From Tuesday 5 January, mainland Scotland will move from Level 4 to a temporary Lockdown, with new guidance to stay at home except for essential purposes.
The National Park has a wide variety of paddling opportunities from the many lochs, to meandering rivers such as the Endrick, Balvaig and Forth and even some coastal sea paddling on Loch Long and Loch Goil. For the experienced paddler there are more challenging rapids and falls on Rivers Falloch, Leny and Dochart.
Loch Lubnaig, just south of Strathyre, is an excellent choice for watersport enthusiasts, being open all year to non-motorised water activities. For canoeing and kayaking, its sheltered position makes it ideal for learners. High winds are rarely a problem so it’s perfect for open canoeing and for savouring the tranquillity of one of the Park’s most beautiful lochs.

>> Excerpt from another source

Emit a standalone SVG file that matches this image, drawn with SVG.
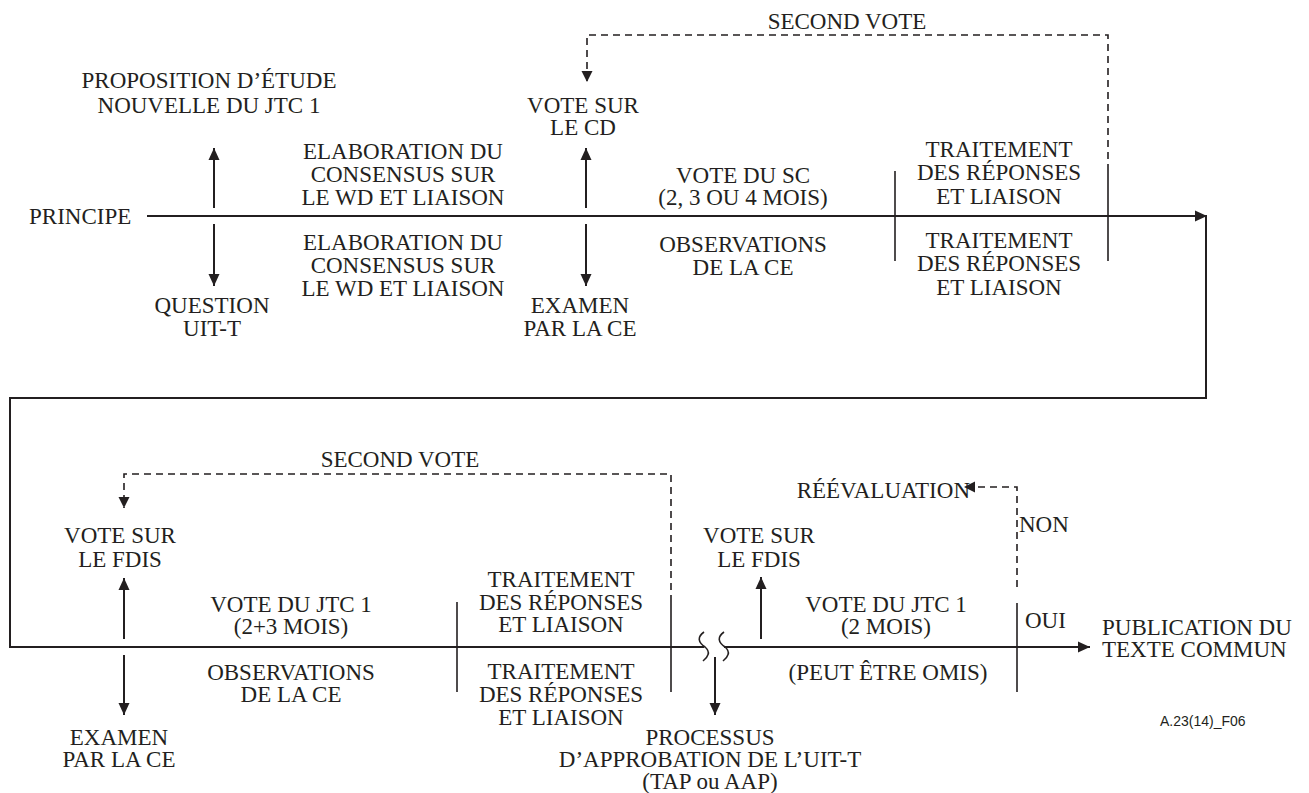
<svg xmlns="http://www.w3.org/2000/svg" width="1309" height="793" viewBox="0 0 1309 793">
<style>
.t{font-family:"Liberation Serif","Times New Roman",serif;font-size:23px;fill:#231f20;text-anchor:middle}
.s{text-anchor:start}
.e{text-anchor:end}
.ln{fill:none;stroke:#231f20;stroke-width:2}
.tk{fill:none;stroke:#231f20;stroke-width:1.6}
.da{fill:none;stroke:#231f20;stroke-width:1.6;stroke-dasharray:7 5}
.ref{font-family:"Liberation Sans",Arial,sans-serif;font-size:14px;fill:#231f20}
</style>
<defs>
<marker id="ah" viewBox="0 0 12 12" refX="12" refY="6" markerWidth="12" markerHeight="12" orient="auto" markerUnits="userSpaceOnUse">
<path d="M0,0.5 L12,6 L0,11.5 z" fill="#231f20"/>
</marker>
<marker id="ahs" viewBox="0 0 11 12" refX="11" refY="6" markerWidth="11" markerHeight="12" orient="auto" markerUnits="userSpaceOnUse">
<path d="M0,0.5 L11,6 L0,11.5 z" fill="#231f20"/>
</marker>
</defs>
<g id="connectors">
<path class="ln" d="M147,216 H1207" marker-end="url(#ah)"/>
<path class="ln" d="M1206,216 V398 H10 V647 H704"/>
<path class="ln" d="M724,647 H1090" marker-end="url(#ah)"/>
<path class="tk" d="M704,632 C697,637 698,642 705,647 C711,652 708,657 703,661"/>
<path class="tk" d="M724,632 C717,637 718,642 725,647 C731,652 728,657 723,661"/>
<path class="ln" d="M214,208 V148" marker-end="url(#ah)"/>
<path class="ln" d="M214,224 V286" marker-end="url(#ah)"/>
<path class="ln" d="M586,208 V148" marker-end="url(#ah)"/>
<path class="ln" d="M586,224 V286" marker-end="url(#ah)"/>
<path class="tk" d="M895,171 V261"/>
<path class="tk" d="M1108,171 V261"/>
<path class="da" d="M1108,171 V35 H587 V82" marker-end="url(#ahs)"/>
<path class="ln" d="M124,639 V578" marker-end="url(#ah)"/>
<path class="ln" d="M124,655 V715" marker-end="url(#ah)"/>
<path class="tk" d="M457,602 V692"/>
<path class="tk" d="M671,602 V692"/>
<path class="da" d="M671,602 V474 H124 V508" marker-end="url(#ahs)"/>
<path class="ln" d="M715,657 V715" marker-end="url(#ah)"/>
<path class="ln" d="M761,639 V577" marker-end="url(#ah)"/>
<path class="tk" d="M1017,603 V692"/>
<path class="da" d="M1017,587 V487 H964" marker-end="url(#ahs)"/>
</g>
<g id="n-proposition"><text class="t" x="209" y="88">PROPOSITION D’ÉTUDE</text><text class="t" x="209" y="113">NOUVELLE DU JTC 1</text></g>
<g id="n-principe"><text class="t s" x="29" y="224">PRINCIPE</text></g>
<g id="n-elab-top"><text class="t" x="403" y="159">ELABORATION DU</text><text class="t" x="403" y="182">CONSENSUS SUR</text><text class="t" x="403" y="205">LE WD ET LIAISON</text></g>
<g id="n-elab-bot"><text class="t" x="403" y="250">ELABORATION DU</text><text class="t" x="403" y="273">CONSENSUS SUR</text><text class="t" x="403" y="296">LE WD ET LIAISON</text></g>
<g id="n-question"><text class="t" x="212" y="313">QUESTION</text><text class="t" x="212" y="336">UIT-T</text></g>
<g id="n-vote-cd"><text class="t" x="583" y="113">VOTE SUR</text><text class="t" x="583" y="135">LE CD</text></g>
<g id="n-examen-1"><text class="t" x="580" y="313">EXAMEN</text><text class="t" x="580" y="336">PAR LA CE</text></g>
<g id="n-vote-sc"><text class="t" x="743" y="183">VOTE DU SC</text><text class="t" x="743" y="205">(2, 3 OU 4 MOIS)</text></g>
<g id="n-obs-1"><text class="t" x="743" y="252">OBSERVATIONS</text><text class="t" x="743" y="275">DE LA CE</text></g>
<g id="n-trait-top-1"><text class="t" x="999" y="157">TRAITEMENT</text><text class="t" x="999" y="180">DES RÉPONSES</text><text class="t" x="999" y="204">ET LIAISON</text></g>
<g id="n-trait-bot-1"><text class="t" x="999" y="248">TRAITEMENT</text><text class="t" x="999" y="271">DES RÉPONSES</text><text class="t" x="999" y="295">ET LIAISON</text></g>
<g id="n-second-1"><text class="t" x="847" y="29">SECOND VOTE</text></g>
<g id="n-second-2"><text class="t" x="400" y="467">SECOND VOTE</text></g>
<g id="n-vote-fdis-1"><text class="t" x="120" y="543">VOTE SUR</text><text class="t" x="120" y="567">LE FDIS</text></g>
<g id="n-examen-2"><text class="t" x="119" y="745">EXAMEN</text><text class="t" x="119" y="767">PAR LA CE</text></g>
<g id="n-vote-jtc-1"><text class="t" x="291" y="612">VOTE DU JTC 1</text><text class="t" x="291" y="634">(2+3 MOIS)</text></g>
<g id="n-obs-2"><text class="t" x="291" y="680">OBSERVATIONS</text><text class="t" x="291" y="702">DE LA CE</text></g>
<g id="n-trait-top-2"><text class="t" x="561" y="587">TRAITEMENT</text><text class="t" x="561" y="610">DES RÉPONSES</text><text class="t" x="561" y="632">ET LIAISON</text></g>
<g id="n-trait-bot-2"><text class="t" x="561" y="679">TRAITEMENT</text><text class="t" x="561" y="702">DES RÉPONSES</text><text class="t" x="561" y="725">ET LIAISON</text></g>
<g id="n-processus"><text class="t" x="710" y="745">PROCESSUS</text><text class="t" x="710" y="767">D’APPROBATION DE L’UIT-T</text><text class="t" x="710" y="789">(TAP ou AAP)</text></g>
<g id="n-vote-fdis-2"><text class="t" x="759" y="543">VOTE SUR</text><text class="t" x="759" y="567">LE FDIS</text></g>
<g id="n-reeval"><text class="t e" x="970" y="498">RÉÉVALUATION</text></g>
<g id="n-non"><text class="t s" x="1019" y="532">NON</text></g>
<g id="n-vote-jtc-2"><text class="t" x="886" y="612">VOTE DU JTC 1</text><text class="t" x="886" y="634">(2 MOIS)</text></g>
<g id="n-omis"><text class="t" x="888" y="680">(PEUT ÊTRE OMIS)</text></g>
<g id="n-oui"><text class="t s" x="1025" y="628">OUI</text></g>
<g id="n-publication"><text class="t s" x="1102" y="635">PUBLICATION DU</text><text class="t s" x="1102" y="657">TEXTE COMMUN</text></g>
<g id="n-ref"><text class="ref" x="1160" y="726">A.23(14)_F06</text></g>
</svg>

The spectacular waters of Loch Lomond are fantastic for canoeing and kayaking with the lochs many islands providing interesting bays and narrow straights to explore. Loch Lomond is the largest body of freshwater in mainland Britain, so there is plenty of room to paddle about! The loch can be easily accessed on its eastern side from the car parks at Milarrochy Bay, Sallochy and Rowardennan. On its western shores there are car parks at Luss, Tarbet and Inveruglas, while at the southern end of the loch, you can use Balloch either from Duncan Mills Memorial Slipway or Duck Bay.
Access to open water paddling by canoe or kayak is particularly good within the Queen Elizabeth Forest Park too. In particular Loch Drunkie on the Three Lochs Forest Drive, Loch Achray, Loch Ard and Loch Katrine at the Stronachlachar end.